Tags: Currents Inspiration, Pope Francis

Currents News Staff

Every sixth of May there is a solemn air in the St. Damasus courtyard in the Vatican. It is the day when the new recruits of one of the oldest armies in the world swear to protect the Roman Pontiff at the cost of their lives, if necessary.

Vice-Corporal Officer Didier Grandjean opens the doors to the Swiss Guard´s headquarters, the world’s smallest army. He started serving there in 2011.

“I saw a flier in 2006, advertising the 500th anniversary of the Swiss Guard. From there I always wanted to join this military corps,” said Grandjean

Grandjean took us to the armory and showed us that today this force is made up of just over 100 soldiers.
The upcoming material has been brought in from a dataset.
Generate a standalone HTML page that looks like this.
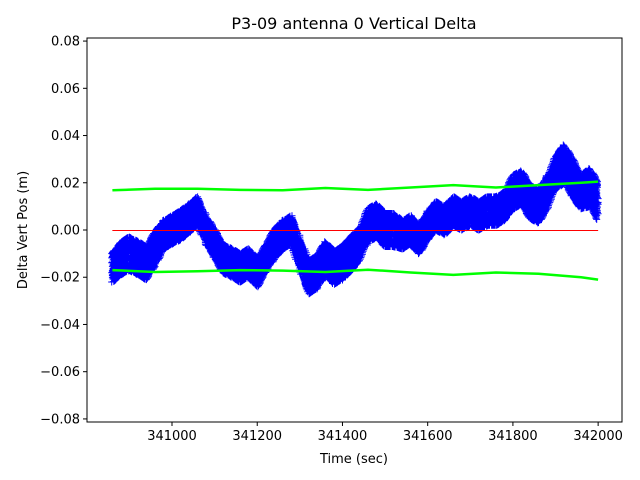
<!DOCTYPE html>
<html><head><meta charset="utf-8"><style>
body{margin:0;background:#fff}
svg{display:block;font-family:"DejaVu Sans","Liberation Sans",sans-serif}
</style></head><body>
<svg id="chart" width="640" height="480" viewBox="0 0 640 480">
<rect width="640" height="480" fill="#fff"/>
<text x="354" y="29" font-size="16" text-anchor="middle">P3-09 antenna 0 Vertical Delta</text>
<g id="plot"></g>
<g id="axes"></g>
<text x="354" y="463" font-size="13" text-anchor="middle">Time (sec)</text>
<text transform="translate(27,230) rotate(-90)" font-size="13" text-anchor="middle">Delta Vert Pos (m)</text>
</svg>
<script>
const times = [340860,340880,340900,340920,340940,340960,340980,341000,341020,341040,341060,341080,341100,341120,341140,341160,341180,341200,341220,341240,341260,341280,341300,341320,341340,341360,341380,341400,341420,341440,341460,341480,341500,341520,341540,341560,341580,341600,341620,341640,341660,341680,341700,341720,341740,341760,341780,341800,341820,341840,341860,341880,341900,341920,341940,341960,341980,342000];
const deltaCenter = [-0.016,-0.012,-0.010,-0.012,-0.014,-0.008,-0.002,0.000,0.002,0.005,0.008,0.000,-0.006,-0.012,-0.014,-0.016,-0.014,-0.018,-0.012,-0.006,-0.002,0.000,-0.010,-0.020,-0.018,-0.012,-0.016,-0.014,-0.010,-0.006,0.002,0.004,0.000,0.000,-0.002,0.000,-0.004,0.002,0.006,0.004,0.008,0.006,0.008,0.006,0.008,0.008,0.010,0.016,0.018,0.012,0.010,0.016,0.024,0.028,0.022,0.016,0.018,0.012];
const deltaSpread = [0.006,0.007,0.007,0.007,0.007,0.007,0.006,0.006,0.006,0.006,0.006,0.006,0.006,0.006,0.006,0.006,0.006,0.006,0.006,0.006,0.006,0.006,0.007,0.007,0.007,0.007,0.007,0.007,0.007,0.007,0.007,0.007,0.007,0.007,0.006,0.006,0.006,0.006,0.006,0.006,0.006,0.006,0.006,0.006,0.006,0.006,0.006,0.007,0.007,0.007,0.007,0.007,0.007,0.008,0.008,0.007,0.008,0.008];
const boundTimes = [340860,340960,341060,341160,341260,341360,341460,341560,341660,341760,341860,341960,342000];
const upperBound = [0.0168,0.0175,0.0175,0.017,0.0168,0.0178,0.017,0.018,0.019,0.018,0.019,0.020,0.0205];
const lowerBound = [-0.017,-0.0178,-0.0175,-0.017,-0.0172,-0.0178,-0.0168,-0.018,-0.019,-0.018,-0.0185,-0.020,-0.021];
const xTicks = [341000,341200,341400,341600,341800,342000];
const yTicks = [-0.08,-0.06,-0.04,-0.02,0.00,0.02,0.04,0.06,0.08];

const L=87,R=622,T=38,B=422;
const X0=340800.5,X1=342056,Y0=-0.0813,Y1=0.0813;
const xs=v=>L+(v-X0)/(X1-X0)*(R-L);
const ys=v=>B-(v-Y0)/(Y1-Y0)*(B-T);
const NS='http://www.w3.org/2000/svg';
const plot=document.getElementById('plot'),axes=document.getElementById('axes');
function mk(tag,attrs,parent){const e=document.createElementNS(NS,tag);for(const k in attrs)e.setAttribute(k,attrs[k]);parent.appendChild(e);return e;}

let d='';
const offs=[-1,-0.55,-0.1,0.35,0.8,-0.8,-0.35,0.1,0.55,1,-0.7,0.25,0.7,-0.2];
for(let i=0;i<times.length-1;i++){
  for(let s=0;s<12;s++){
    const f=s/12;
    const t=times[i]+(times[i+1]-times[i])*f;
    const c=deltaCenter[i]+(deltaCenter[i+1]-deltaCenter[i])*f;
    const sp=deltaSpread[i]+(deltaSpread[i+1]-deltaSpread[i])*f;
    for(let k=0;k<offs.length;k++){
      const o=offs[(k+s*3+i)%offs.length];
      const px=xs(t)+((k%3)-1)*0.7, py=ys(c+o*sp);
      d+=`M${(px-3.5).toFixed(1)} ${py.toFixed(1)}h7M${px.toFixed(1)} ${(py-3.5).toFixed(1)}v7`;
    }
  }
}
const blue=mk('path',{d:d,stroke:'#0000ff','stroke-width':1,fill:'none'},plot);



function boundPath(arr){return boundTimes.map((t,i)=>(i?'L':'M')+xs(t).toFixed(1)+' '+ys(arr[i]).toFixed(1)).join('');}
const gu=mk('path',{d:boundPath(upperBound),stroke:'#00ff00','stroke-width':2.5,fill:'none'},plot);


const gl=mk('path',{d:boundPath(lowerBound),stroke:'#00ff00','stroke-width':2.5,fill:'none'},plot);



const red=mk('line',{x1:xs(times[0]),x2:xs(times[times.length-1]),y1:ys(0)+0.5,y2:ys(0)+0.5,stroke:'#ff0000','stroke-width':1},plot);



const fr=mk('rect',{x:L,y:T,width:R-L,height:B-T,fill:'none',stroke:'#000','stroke-width':1},axes);



xTicks.forEach(v=>{
  const x=xs(v);
  const tk=mk('line',{x1:x,x2:x,y1:B,y2:B+4,stroke:'#000'},axes);
  
  
  const tx=mk('text',{x:x,y:B+18,'font-size':13,'text-anchor':'middle'},axes);
  tx.textContent=String(v);
  
  
});
yTicks.forEach(v=>{
  const y=ys(v);
  const tk=mk('line',{x1:L-4,x2:L,y1:y,y2:y,stroke:'#000'},axes);
  
  
  const tx=mk('text',{x:L-7,y:y+4.5,'font-size':13,'text-anchor':'end'},axes);
  tx.textContent=(v<0?'\u2212':'')+Math.abs(v).toFixed(2);
  
  
});
</script>
</body></html>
They take turns guarding some of the Vatican’s entrances. They are present at the big events held in the square, and at night they guard the pope’s apartment.

One of the last times they had to perform their duties was in December 2009, when a woman lunged at Benedict XVI.

“There are other tense moments. For example, people come saying they want to see the pope and do not understand that it is necessary to follow a procedure. There are several types of tourists. Pilgrims come with a lot of respect. They want to see the pope, visit the basilica. Then there are the tourists who don’t know what we do, who we are,” said Grandjean.

Just as Grandjean joined the Swiss Guard through a promotional campaign, this small army is in constant need of new recruits. That’s why they have launched a spectacular video showing their work.

To be part of this corps, you need to be a Catholic man, have Swiss citizenship, be under 30, be at least 5 feet 8 inches tall and have an “impeccable” reputation. In addition, they ask candidates to have gone through the Swiss army before.

These men lead a fully-fledged military life. It’s a combination of discipline and religious training. The fame of this army increased after the bitter sacrifice made by 147 Swiss soldiers who died defending Pope Clement VII during the looting of Rome in 1527.